Che cosa può succedere adesso?
Quello che non deve succedere è di fare il regalo a questi fanatici di ritenerli rappresentativi di tutto il mondo musulmano. I musulmani nel mondo sono un miliardo e mezzo e se fossero tutti così sanguinari io e lei non staremmo qui a parlare. Il pericolo di applicare generalizzazioni però c’è.
Del resto c’è un giornale nazionale che all’indomani dell’attentato ha titolato “Bastardi islamici”. Come reagisce la comunità musulmana a questi tragici avvenimenti?
Ho visto molte condanne da associazioni e gruppi islamici e questo è importante. Ma non è sufficiente.
Cosa manca?
C’è una parte che pur condannando questi episodi aggiunge che comunque nei Paesi del Medio Oriente queste uccisioni di massa accadono tutti i giorni. Il risultato è che si diffonde una certa “comprensione”: coloro che commettono quegli atti orribili sono “compagni che sbagliano” però l’analisi della situazione non è completamente distante.

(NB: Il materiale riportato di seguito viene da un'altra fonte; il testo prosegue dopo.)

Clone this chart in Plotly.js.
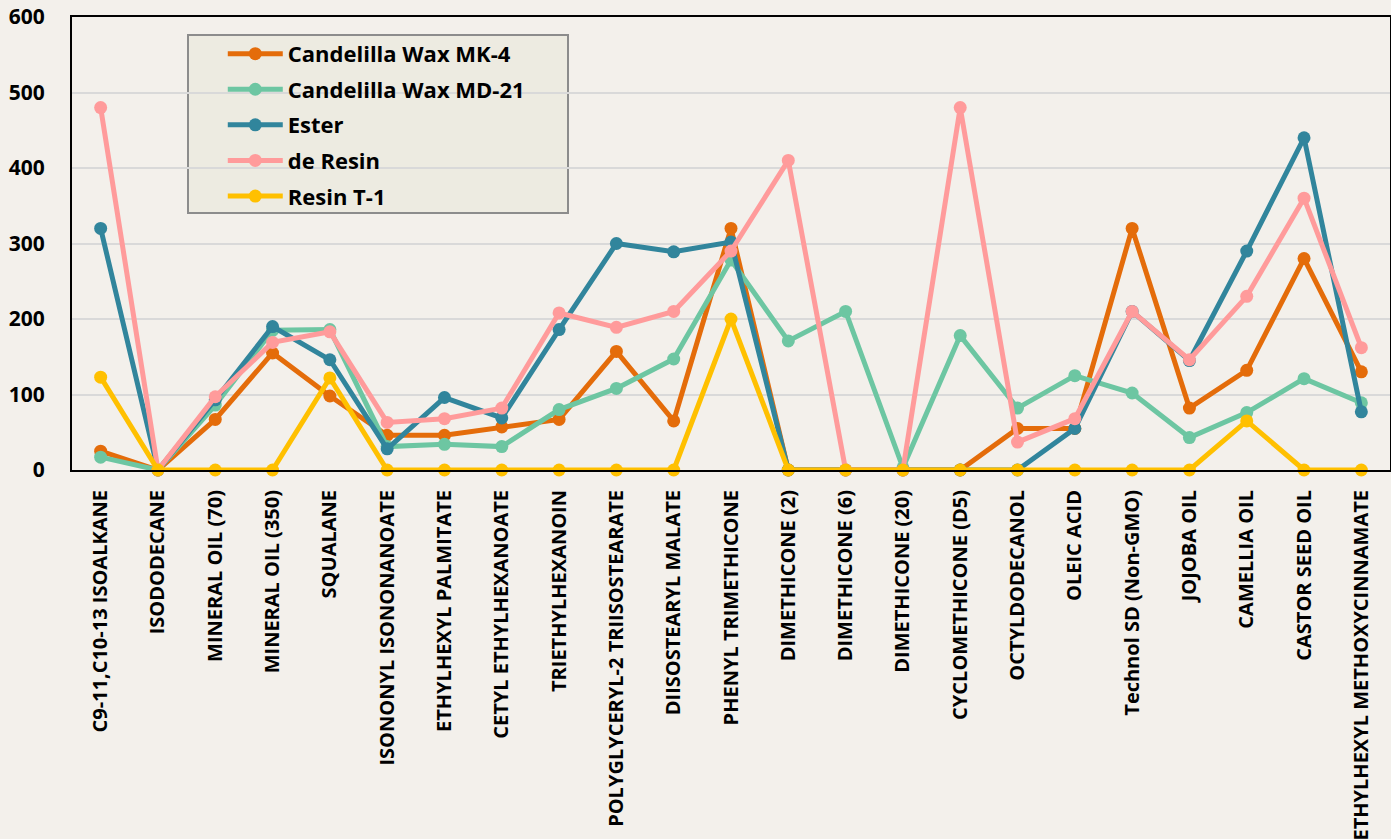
<!DOCTYPE html>
<html>
<head>
<meta charset="utf-8">
<script src="https://cdn.plot.ly/plotly-3.0.1.min.js"></script>
<style>
  html, body { margin: 0; padding: 0; background: #F3F0EB; }
  #chart { width: 1391px; height: 839px; }
</style>
</head>
<body>
<div id="chart"></div>
<script>
const categories = [
  "C9-11,C10-13 ISOALKANE", "ISODODECANE", "MINERAL OIL (70)", "MINERAL OIL (350)",
  "SQUALANE", "ISONONYL ISONONANOATE", "ETHYLHEXYL PALMITATE", "CETYL ETHYLHEXANOATE",
  "TRIETHYLHEXANOIN", "POLYGLYCERYL-2 TRIISOSTEARATE", "DIISOSTEARYL MALATE",
  "PHENYL TRIMETHICONE", "DIMETHICONE (2)", "DIMETHICONE (6)", "DIMETHICONE (20)",
  "CYCLOMETHICONE (D5)", "OCTYLDODECANOL", "OLEIC ACID", "Technol SD (Non-GMO)",
  "JOJOBA OIL", "CAMELLIA OIL", "CASTOR SEED OIL", "ETHYLHEXYL METHOXYCINNAMATE"
];

const seriesNames = ["Candelilla Wax MK-4", "Candelilla Wax MD-21", "Ester", "de Resin", "Resin T-1"];

const waxMK4  = [25, 0, 67, 155, 98, 46, 46, 57, 67, 157, 65, 320, 0, 0, 0, 0, 55, 55, 320, 82, 132, 280, 130];
const waxMD21 = [17, 0, 86, 185, 186, 31, 34, 31, 80, 108, 147, 278, 171, 210, 3, 178, 82, 125, 102, 43, 76, 121, 89];
const ester   = [320, 0, 93, 190, 146, 28, 96, 69, 186, 300, 289, 302, 0, 0, 0, 0, 0, 55, 210, 145, 290, 440, 77];
const deResin = [480, 0, 97, 169, 183, 63, 68, 82, 208, 189, 210, 290, 410, 0, 0, 480, 37, 68, 210, 146, 230, 360, 162];
const resinT1 = [123, 0, 0, 0, 122, 0, 0, 0, 0, 0, 0, 200, 0, 0, 0, 0, 0, 0, 0, 0, 65, 0, 0];

const yTicks = [0, 100, 200, 300, 400, 500, 600];

const seriesValues = [waxMK4, waxMD21, ester, deResin, resinT1];
const colors = ["#E46C0A", "#6DC6A2", "#31859C", "#FF9B9B", "#FFC000"];

const traces = seriesNames.map((name, i) => ({
  type: "scatter",
  mode: "lines+markers",
  name: name,
  legendgroup: "g" + i,
  x: categories,
  y: seriesValues[i],
  line: { color: colors[i], width: 5 },
  marker: { color: colors[i], size: 13 },
  cliponaxis: false
}));

const font = "Open Sans, Noto Sans, sans-serif";

const layout = {
  width: 1391,
  height: 839,
  paper_bgcolor: "#F3F0EB",
  plot_bgcolor: "#F3F0EB",
  margin: { l: 72, r: 1, t: 17, b: 369 },
  showlegend: true,
  legend: {
    x: 0.1144, y: 0.965, xanchor: "left", yanchor: "top",
    bgcolor: "rgba(0,0,0,0)",
    borderwidth: 0,
    itemwidth: 55,
    tracegroupgap: 4,
    font: { family: font, size: 22, color: "#000000", weight: "bold" }
  },
  shapes: [{
    type: "rect", xref: "paper", yref: "paper",
    x0: (188 - 72) / 1318, x1: (568 - 72) / 1318,
    y0: (470 - 213) / 453, y1: (470 - 35) / 453,
    fillcolor: "#EDEBE1",
    line: { color: "#8C8C8C", width: 2 },
    layer: "below"
  }],
  xaxis: {
    type: "category",
    range: [-0.5, categories.length - 0.5],
    tickangle: -90,
    showgrid: false,
    showline: true,
    linecolor: "#000000",
    linewidth: 2,
    mirror: true,
    ticks: "",
    ticklabelstandoff: 10,
    tickfont: { family: font, size: 20, color: "#000000", weight: "bold" }
  },
  yaxis: {
    range: [0, 600],
    tickvals: yTicks,
    ticktext: yTicks.map(String),
    showgrid: true,
    gridcolor: "#D9D9D9",
    gridwidth: 2,
    zeroline: false,
    showline: true,
    linecolor: "#000000",
    linewidth: 2,
    mirror: true,
    ticks: "",
    ticklabelstandoff: 21,
    tickfont: { family: font, size: 21, color: "#000000", weight: "bold" }
  }
};

Plotly.newPlot("chart", traces, layout, { displayModeBar: false, staticPlot: true });
</script>
</body>
</html>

Perchè c’è questa indulgenza?
C’è una grande frustrazione, un risentimento diffuso che si aggrava: nell’area del vicino Medio Oriente siamo passati da regimi corrotti succubi dell’Occidente a realtà completamente destabilizzate. Prima almeno la gente poteva lavorare e andare a scuola, oggi in Iraq, Siria o Libia non si riesce nemmeno a sopravvivere. E le primavere arabe finite così male hanno accentuato la frustrazione. In un quadro così, che qualcuno trovi accettabile che uno Stato Islamico possa essere una soluzione non è così strano.
Che rischi corriamo in Italia, finora sembra che siamo stati risparmiati, lo saremo ancora secondo lei?
L’Italia è considerata una luogo di transito per andare altrove, semmai una base logistica, non un obiettivo. Questo non vuol dire che non ci siano gruppi islamici radicali, ma non di tipo terrorista. La realtà italiana è fatta di pochissime Moschee ufficiali e questo è un male, e di una realtà di 800 moschee clandestine un terzo delle quali è legata all’Ucoi che sostiene i Fratelli Musulmani, un’area radicale. L’idea è che la ricetta islamica risolva tutto, La religione sta sostituendo le ideologie in crisi.
In Francia si presenterà un partito islamico alle elezioni, questo è un bene o un male?
Sono contrario all’idea che religione e politica si alleino troppo strettamente. Il rischio è l’esasperazione dei toni.
Come ci difendiamo?
Con la conoscenza e la cultura: l’idea del Califfato che seduce tanti giovani non ha nulla a che vedere con quella che è stata la realtà storica del Califfato, molto più controversa ovviamente. Bisogna partire dalle scuole, smetterla con una storia italocentrica dal momento che i bambini ormai provengono da tutti i lati del Mediterraneo e semmai introdurre una storia del bacino Mediterraneo che è stata una storia di conflitti ma anche di scambi fecondi.